By Debra Minor Wilson
Times West Virginian
There is a family in Marion County that has many names and personalities.
First, there’s mom, Chrissy Shoulders-Drainer. Next is her husband, Matt Drainer. Then there are the kids: Dalton Shoulders, 18; Alexis Hillberry, 16; and Elijah Drainer, 10.
Five people. Five names. Five “colorful, different” personalities.
And she wouldn’t have it any other way.
Dalton is a “die-hard Democrat, intelligent and a realist,” she said of her oldest child.
“The other two are both dreamers, like their mom.
“But all are pretty well outspoken,” she said. “Everybody in my family is pretty well vocal, except my husband.”
All that vocalizing doesn’t mean they’re loud.
“We’re pretty laid back. Pretty balanced. And we’re a mixture. I had two children before this marriage. So we’re definitely a New Age family. My personality balances them out. I’m definitely a dreamer and belive that good things come to good people.”
Sometimes realist butts heads with dreamer.
“Elijah said he wanted to study different religions. Dalton said there’s no money in that. I said, ‘Don’t crush his dreams.’
“Nothing good comes if you don’t hope and you don’t wish.”
She wants her kids to know that success doesn’t always mean wealth.
“My husband is successful, but we’re not wealthy.”
Dalton may be a realist but deep inside, he’s probably as much an idealist as any teenager.
“He voted this year. It was a big deal to him. He’s waited for this and had his picture taken outside the courthouse. He thinks his vote will make a difference.
“He’s determined to change something in this world. He wants to make a difference. I try to encourage that.”
She knows she must let her children make mistakes.
“As long as it’s not harmful, you have to let them make those decisions. That’s the only way they can learn. You have to let them fall so they can learn to get back up. And I’ll be here to help them get right back up.”
She knows the specialness of coming from a blended family. Her parents divorced and her dad remarried, with other children in the family.
“The only traditional thing I’ve done in raising my children is to be a stay-at-home mom. I’m lucky that my husband has a good job.
“It’s important for children to know someone is always there for them. I’ve done the soccer mom thing. I just came home from a basketball game. It’s important to support them in things.”
The family is very competitive in sports and even board games, she said.
“Family fun night is an easy way to sit together and talk, to be a family,” she said.
As she looks at her children, she knows she needs to remember one thing.

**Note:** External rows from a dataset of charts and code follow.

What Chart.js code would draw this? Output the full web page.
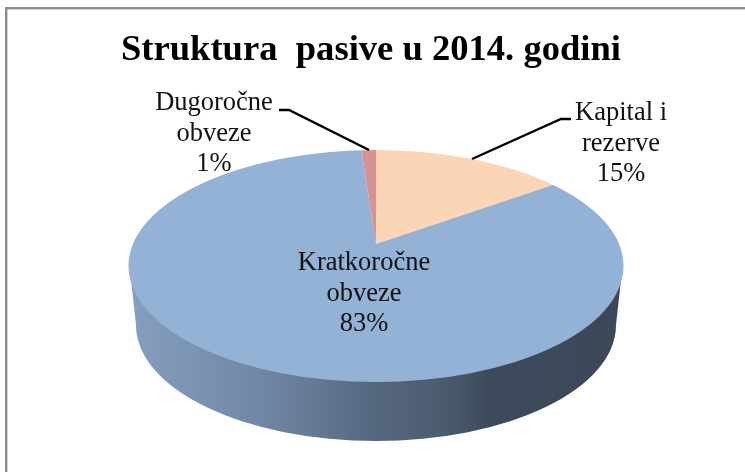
<!DOCTYPE html>
<html>
<head>
<meta charset="utf-8">
<style>html,body{margin:0;padding:0;background:#fff}canvas{display:block}</style>
<script src="https://cdn.jsdelivr.net/npm/chart.js@4/dist/chart.umd.min.js"></script>
</head>
<body>
<canvas id="c" width="745" height="472"></canvas>
<script>
const titleText = "Struktura  pasive u 2014. godini";
const categories = [["Kapital i", "rezerve"], ["Kratkoročne", "obveze"], ["Dugoročne", "obveze"]];
const shares = [15.4, 83.4, 1.2];
const colors = ["#FBD5B5", "#94B1D6", "#D69392"];

const SERIF = '"Liberation Serif", "Times New Roman", serif';
const APEX = {x: 376, y: 244};
const SQUASH = 0.485;
const TOP = {x: 376, y: 266, rx: 247.5, ry: 116};
const BASE = {x: 376, y: 325, rx: 240, ry: 116};
const LABELS = [
  {x: 621, y: 120},
  {x: 364, y: 270},
  {x: 214, y: 110}
];
const LEADERS = [
  [[571, 119], [561, 119], [472, 159]],
  null,
  [[279, 110], [289, 110], [369, 150]]
];

const pie3d = {
  id: "pie3d",
  beforeDraw(chart) {
    const c = chart.ctx;
    c.save();
    c.fillStyle = "#8c8c8c";
    c.fillRect(5, 7, 740, 2.4);
    c.fillRect(5, 7, 2.4, 465);
    c.restore();
  },
  beforeDatasetsDraw(chart) {
    const c = chart.ctx;
    const arc = chart.getDatasetMeta(0).data[0];
    c.save();
    const g = c.createLinearGradient(TOP.x - TOP.rx, 0, TOP.x + TOP.rx, 0);
    g.addColorStop(0, "#869FBF");
    g.addColorStop(0.12, "#7C95B4");
    g.addColorStop(0.28, "#6F86A3");
    g.addColorStop(0.5, "#55677F");
    g.addColorStop(0.63, "#4C5C70");
    g.addColorStop(0.73, "#3D4A5B");
    g.addColorStop(1, "#3C4858");
    c.fillStyle = g;
    c.beginPath();
    c.moveTo(TOP.x - TOP.rx + 1, TOP.y);
    c.lineTo(BASE.x - BASE.rx, BASE.y);
    c.ellipse(BASE.x, BASE.y, BASE.rx, BASE.ry, 0, Math.PI, 0, true);
    c.lineTo(TOP.x + TOP.rx - 1, TOP.y);
    c.closePath();
    c.fill();
    c.beginPath();
    c.ellipse(TOP.x, TOP.y, TOP.rx, TOP.ry, 0, 0, Math.PI * 2);
    c.clip();
    c.translate(APEX.x, APEX.y);
    c.scale(1, SQUASH);
    c.translate(-arc.x, -arc.y);
  },
  afterDatasetsDraw(chart) {
    const c = chart.ctx;
    c.restore();
    c.save();
    c.strokeStyle = "#000";
    c.lineWidth = 2.4;
    LEADERS.forEach(l => {
      if (!l) return;
      c.beginPath();
      l.forEach((p, i) => i ? c.lineTo(p[0], p[1]) : c.moveTo(p[0], p[1]));
      c.stroke();
    });
    c.fillStyle = "#111";
    c.font = "26.5px " + SERIF;
    c.textAlign = "center";
    c.textBaseline = "alphabetic";
    categories.forEach((lines, i) => {
      const text = lines.concat(Math.round(shares[i]) + "%");
      text.forEach((t, j) => c.fillText(t, LABELS[i].x, LABELS[i].y + j * 30.5));
    });
    c.restore();
  }
};

new Chart(document.getElementById("c"), {
  type: "pie",
  data: {
    labels: categories.map(l => l.join(" ")),
    datasets: [{data: shares, backgroundColor: colors, borderWidth: 0, clip: false}]
  },
  options: {
    responsive: false,
    animation: false,
    rotation: 0,
    radius: 320,
    layout: {padding: {right: 3}},
    plugins: {
      legend: {display: false},
      tooltip: {enabled: false},
      title: {
        display: true,
        text: titleText,
        color: "#000",
        font: {family: SERIF, size: 36.6, weight: "bold"},
        padding: {top: 29, bottom: 0}
      }
    }
  },
  plugins: [pie3d]
});
</script>
</body>
</html>
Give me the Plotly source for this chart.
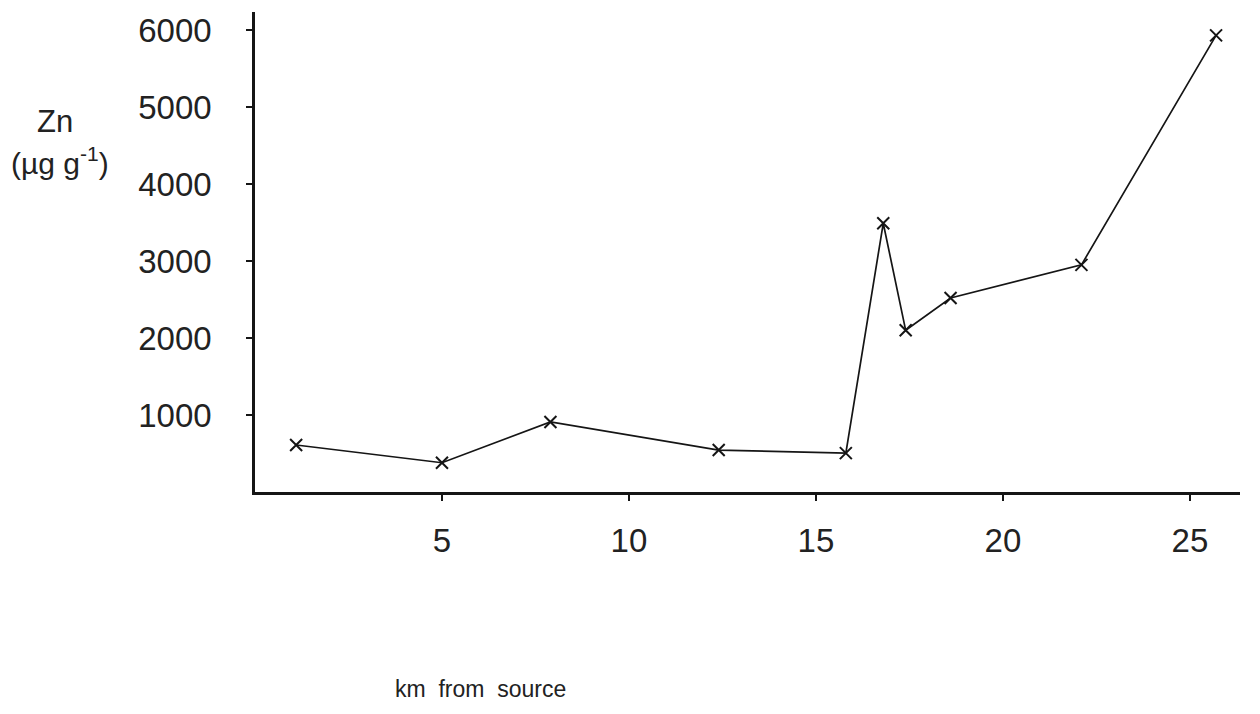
import plotly.graph_objects as go

# Zinc concentration in sediment along the river, by distance downstream
km_from_source = [1.1, 5.0, 7.9, 12.4, 15.8, 16.8, 17.4, 18.6, 22.1, 25.7]
zn_ug_per_g = [610, 380, 910, 545, 505, 3490, 2100, 2520, 2950, 5930]

x_ticks = [5, 10, 15, 20, 25]
y_ticks = [1000, 2000, 3000, 4000, 5000, 6000]

font_family = "Liberation Sans, Arial, sans-serif"
ink = "#151515"

fig = go.Figure()
fig.add_trace(go.Scatter(
    x=km_from_source,
    y=zn_ug_per_g,
    mode="lines+markers",
    line=dict(color=ink, width=1.7),
    marker=dict(symbol="x-thin", size=12, line=dict(color=ink, width=2)),
    showlegend=False,
))

fig.update_layout(
    width=1260,
    height=714,
    margin=dict(l=255, r=20, t=12, b=222),
    paper_bgcolor="white",
    plot_bgcolor="white",
    font=dict(family=font_family, color=ink),
)

fig.update_xaxes(
    range=[0, 26.34],
    tickvals=x_ticks,
    ticktext=[str(v) for v in x_ticks],
    ticks="outside",
    ticklen=6,
    tickwidth=2,
    tickcolor=ink,
    ticklabelstandoff=12,
    tickfont=dict(size=33, color="#222222"),
    showline=True,
    linewidth=2.5,
    linecolor=ink,
    showgrid=False,
    zeroline=False,
)

fig.update_yaxes(
    range=[0, 6234],
    tickvals=y_ticks,
    ticktext=[str(v) for v in y_ticks],
    ticks="outside",
    ticklen=6,
    tickwidth=2,
    tickcolor=ink,
    ticklabelstandoff=28,
    tickfont=dict(size=33, color="#222222"),
    showline=True,
    linewidth=2.5,
    linecolor=ink,
    showgrid=False,
    zeroline=False,
)

# Axis titles placed as free text, as in the hand-lettered figure
fig.add_annotation(
    text="Zn", xref="paper", yref="paper",
    x=-0.203, y=0.772, xanchor="center", yanchor="middle",
    showarrow=False, font=dict(size=31, color="#222222", family=font_family),
)
fig.add_annotation(
    text="(µg g<sup>-1</sup>)", xref="paper", yref="paper",
    x=-0.198, y=0.69, xanchor="center", yanchor="middle",
    showarrow=False, font=dict(size=30, color="#222222", family=font_family),
)
fig.add_annotation(
    text="km  from  source", xref="paper", yref="paper",
    x=0.229, y=-0.41, xanchor="center", yanchor="middle",
    showarrow=False, font=dict(size=23, color="#222222", family=font_family),
)

fig.write_html("out.html")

“I was also their age once. I want to be their friend, but I’m more their guidance and support system. I like open communication and tell Dalton things from my past he’s going through.”
Honesty and loyalty are also important to teach children, she said.
“The people you count on most is your family. They will always be there for you, regardless of what happens.”
She put away personal dreams the first time she held her firstborn.
“I realized this is what I was meant to be. Once I had my first child, I knew what my purpose was.
“The best part of being a mom is sharing all my experiences with my kids, whether good or bad, and teaching them there is a consequence to their actions.
“I also like that my kids look up to me and respect me. I know, in all this craziness, that I’ve done something really good. I look at my kids and know they are loved and cared for.”
Raising a family is also about making memories, she said.
“My kids will have memories of things I’ve taught them. It’s important to be a good role model. You can’t just tell them not to do something. You have to lead by example.”
She’s especially conscious of this when explaining things to Elijah.
“He is still so curious and his mind is like clay. It’s still being molded. Everything I do and say affects him and changes his perception. I have to be careful, because I know I am leaving a lasting impression on him.
“You never know what they’re going to remember.”
She’s both teacher and student here.
“I learn from them, too, good and bad. Your family is all you have in this world, the only thing you can really count on.”